• Brief
Your task is to reproduce, verbatim and without pictures, the lines from the opening of the listing through the line containing "const FONT = 'DejaVu Sans';".

• Provided data
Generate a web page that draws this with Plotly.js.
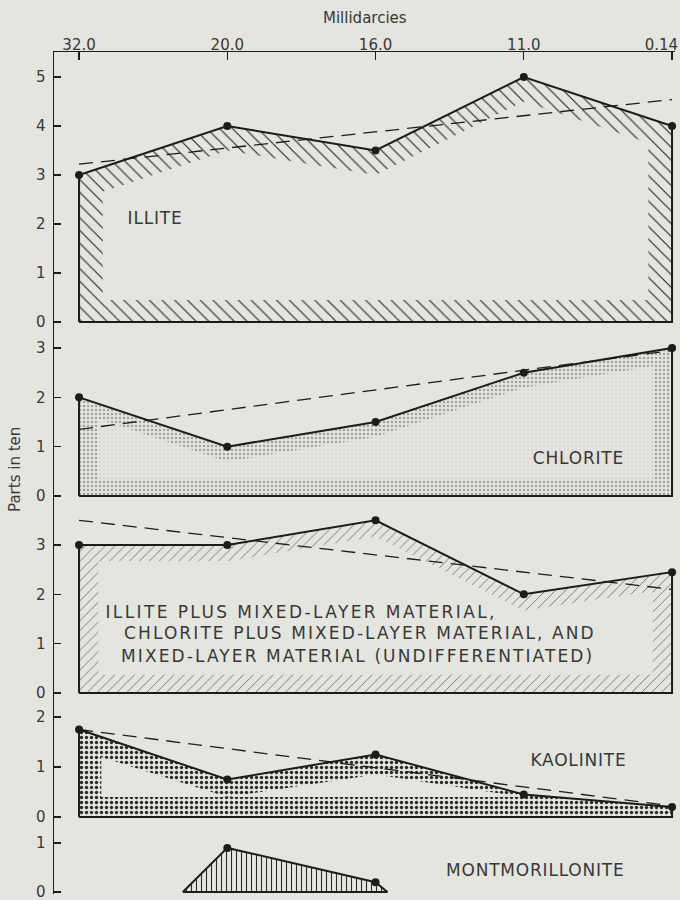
<!DOCTYPE html>
<html><head><meta charset="utf-8">
<script src="https://cdn.plot.ly/plotly-3.0.1.min.js"></script>
<style>
html,body{margin:0;padding:0;background:#e4e5de;}
g.annotation[data-index="4"] text { letter-spacing: 2.4px; }
g.annotation[data-index="5"] text, g.annotation[data-index="6"] text { letter-spacing: 2.1px; }
g.annotation[data-index="2"] text, g.annotation[data-index="3"] text, g.annotation[data-index="7"] text, g.annotation[data-index="8"] text { letter-spacing: 0.8px; }
</style>
</head><body><div id="chart" style="width:680px;height:900px;"></div>
<script>
// ---- data ----
const permeability = ["32.0", "20.0", "16.0", "11.0", "0.14"];   // millidarcies (top axis)
const sampleIndex = [0, 1, 2, 3, 4];
const illite = [3, 4, 3.5, 5, 4];
const chlorite = [2, 1, 1.5, 2.5, 3];
const mixedLayer = [3, 3, 3.5, 2, 2.45];
const kaolinite = [1.75, 0.75, 1.25, 0.45, 0.2];
const montIndex = [1, 2];
const montmorillonite = [0.9, 0.2];
const montFootIndex = [0.7, 2.08];     // where the montmorillonite outline meets 0
const trendIndex = [0, 4];
const illiteTrend = [3.22, 4.54];
const chloriteTrend = [1.35, 2.95];
const mixedTrend = [3.5, 2.1];
const kaoliniteTrend = [1.75, 0.22];

// ---- styling ----
const bg = '#e4e5de';
const ink = '#1c1c1c';
const txt = '#383838';
const FONT = 'DejaVu Sans';

function interp(vals, x) {
  const i = Math.min(Math.floor(x), vals.length - 2);
  const t = x - i;
  return vals[i] * (1 - t) + vals[i + 1] * t;
}

const traces = [];
function panel(vals, trend, ya, pattern, band, innerFill) {
  const n = vals.length;
  const ox = [0].concat(sampleIndex, [n - 1, 0]);
  const oy = [0].concat(vals, [0, 0]);
  traces.push({x: ox, y: oy, yaxis: ya, mode: 'lines', fill: 'toself',
    fillcolor: bg, fillpattern: pattern, line: {color: ink, width: 2}, hoverinfo: 'skip'});
  // inner un-patterned area (pattern only as a band along the outline)
  const ix = [band.dx].concat(sampleIndex.slice(1, n - 1), [n - 1 - band.dx]);
  const itop = ix.map(x => Math.max(band.dyB, interp(vals, x) - band.dyT));
  const px = ix.concat(ix.slice().reverse());
  const py = itop.concat(ix.map(() => band.dyB));
  traces.push({x: px, y: py, yaxis: ya, mode: 'none', fill: 'toself',
    fillcolor: innerFill || bg, hoverinfo: 'skip'});
  traces.push({x: trendIndex, y: trend, yaxis: ya, mode: 'lines',
    line: {color: ink, width: 1.3, dash: '14px,8px'}, hoverinfo: 'skip'});
  traces.push({x: sampleIndex, y: vals, yaxis: ya, mode: 'markers', cliponaxis: false,
    marker: {color: ink, size: 8}, hoverinfo: 'skip'});
}

panel(illite, illiteTrend, 'y',
  {shape: '\\', size: 9, solidity: 0.13, fgcolor: '#2a2a2a', bgcolor: bg},
  {dx: 0.16, dyT: 0.5, dyB: 0.45});
panel(chlorite, chloriteTrend, 'y2',
  {shape: '.', size: 4, solidity: 0.3, fgcolor: '#a2a29c', bgcolor: bg},
  {dx: 0.13, dyT: 0.3, dyB: 0.35}, 'rgba(228,229,222,0.85)');
panel(mixedLayer, mixedTrend, 'y3',
  {shape: '/', size: 7, solidity: 0.12, fgcolor: '#6a6a66', bgcolor: bg},
  {dx: 0.13, dyT: 0.33, dyB: 0.37});
panel(kaolinite, kaoliniteTrend, 'y4',
  {shape: '.', size: 5, solidity: 0.36, fgcolor: '#2a2a2a', bgcolor: bg},
  {dx: 0.15, dyT: 0.4, dyB: 0.4});

// montmorillonite
traces.push({x: [montFootIndex[0]].concat(montIndex, [montFootIndex[1], montFootIndex[0]]),
  y: [0].concat(montmorillonite, [0, 0]), yaxis: 'y5', mode: 'lines', fill: 'toself',
  fillcolor: bg, fillpattern: {shape: '|', size: 5, solidity: 0.22, fgcolor: '#2a2a2a', bgcolor: bg},
  line: {color: ink, width: 2}, hoverinfo: 'skip'});
traces.push({x: montIndex, y: montmorillonite, yaxis: 'y5', mode: 'markers', cliponaxis: false,
  marker: {color: ink, size: 8}, hoverinfo: 'skip'});

const yCommon = {showline: true, linecolor: ink, linewidth: 1.5, ticks: 'inside', ticklen: 7,
  tickcolor: ink, tickwidth: 1.3, showgrid: false, zeroline: false, anchor: 'x',
  ticklabelstandoff: 4, ticklabeloverflow: 'allow',
  tickfont: {family: FONT, size: 15, color: txt}, fixedrange: true};

const labFont = {family: FONT, size: 17, color: txt};
function lab(text, x, y, yref) {
  return {text: text, x: x, y: y, xref: 'x', yref: yref, showarrow: false,
    xanchor: 'center', yanchor: 'middle', font: labFont};
}

const layout = {
  width: 680, height: 900, margin: {l: 54, r: 5, t: 52, b: 6},
  paper_bgcolor: bg, plot_bgcolor: bg, showlegend: false,
  xaxis: {range: [-0.169, 4.02], side: 'top', anchor: 'y', tickvals: sampleIndex, ticktext: permeability,
    showline: true, linecolor: ink, linewidth: 1.5, ticks: 'inside', ticklen: 8, tickcolor: ink, tickwidth: 1.3,
    ticklabelstandoff: -5, ticklabeloverflow: 'allow',
    showgrid: false, zeroline: false, tickfont: {family: FONT, size: 15, color: txt}, fixedrange: true},
  yaxis: Object.assign({}, yCommon, {domain: [0.67696, 1], range: [-0.041, 5.51], tickvals: [0, 1, 2, 3, 4, 5]}),
  yaxis2: Object.assign({}, yCommon, {domain: [0.47031, 0.67696], range: [-0.041, 3.487], tickvals: [0, 1, 2, 3]}),
  yaxis3: Object.assign({}, yCommon, {domain: [0.23634, 0.47031], range: [-0.041, 3.953], tickvals: [0, 1, 2, 3]}),
  yaxis4: Object.assign({}, yCommon, {domain: [0.08907, 0.23634], range: [-0.04, 2.44], tickvals: [0, 1, 2]}),
  yaxis5: Object.assign({}, yCommon, {domain: [0, 0.08907], range: [-0.041, 1.49], tickvals: [0, 1]}),
  annotations: [
    {text: 'Millidarcies', xref: 'paper', yref: 'paper', x: 0.5, y: 1.0404, showarrow: false,
      xanchor: 'center', yanchor: 'middle', font: {family: FONT, size: 15, color: txt}},
    {text: 'Parts in ten', xref: 'paper', yref: 'paper', x: -0.0628, y: 0.5036, textangle: -90, showarrow: false,
      xanchor: 'center', yanchor: 'middle', font: {family: FONT, size: 15, color: txt}},
    lab('ILLITE', 0.51, 2.12, 'y'),
    lab('CHLORITE', 3.37, 0.77, 'y2'),
    lab('ILLITE PLUS MIXED-LAYER MATERIAL,', 1.5, 1.64, 'y3'),
    lab('CHLORITE PLUS MIXED-LAYER MATERIAL, AND', 1.895, 1.22, 'y3'),
    lab('MIXED-LAYER MATERIAL (UNDIFFERENTIATED)', 1.88, 0.75, 'y3'),
    lab('KAOLINITE', 3.37, 1.14, 'y4'),
    lab('MONTMORILLONITE', 3.08, 0.45, 'y5')
  ]
};

Plotly.newPlot('chart', traces, layout, {displayModeBar: false, staticPlot: true}).then(function () {
  // keep the last top-axis label (0.14) inside the page, flush with its right edge
  const labels = document.querySelectorAll('#chart .xtick text');
  const last = labels[labels.length - 1];
  if (last) { last.setAttribute('text-anchor', 'end'); last.setAttribute('dx', '6'); }
});
</script>
</body></html>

• Final result
Generate a web page that draws this with Plotly.js.
<!DOCTYPE html>
<html><head><meta charset="utf-8">
<script src="https://cdn.plot.ly/plotly-3.0.1.min.js"></script>
<style>
html,body{margin:0;padding:0;background:#e4e5de;}
g.annotation[data-index="4"] text { letter-spacing: 2.4px; }
g.annotation[data-index="5"] text, g.annotation[data-index="6"] text { letter-spacing: 2.1px; }
g.annotation[data-index="2"] text, g.annotation[data-index="3"] text, g.annotation[data-index="7"] text, g.annotation[data-index="8"] text { letter-spacing: 0.8px; }
</style>
</head><body><div id="chart" style="width:680px;height:900px;"></div>
<script>
// ---- data ----
const permeability = ["32.0", "20.0", "16.0", "11.0", "0.14"];   // millidarcies (top axis)
const sampleIndex = [0, 1, 2, 3, 4];
const illite = [3, 4, 3.5, 5, 4];
const chlorite = [2, 1, 1.5, 2.5, 3];
const mixedLayer = [3, 3, 3.5, 2, 2.45];
const kaolinite = [1.75, 0.75, 1.25, 0.45, 0.2];
const montIndex = [1, 2];
const montmorillonite = [0.9, 0.2];
const montFootIndex = [0.7, 2.08];     // where the montmorillonite outline meets 0
const trendIndex = [0, 4];
const illiteTrend = [3.22, 4.54];
const chloriteTrend = [1.35, 2.95];
const mixedTrend = [3.5, 2.1];
const kaoliniteTrend = [1.75, 0.22];

// ---- styling ----
const bg = '#e4e5de';
const ink = '#1c1c1c';
const txt = '#383838';
const FONT = 'DejaVu Sans';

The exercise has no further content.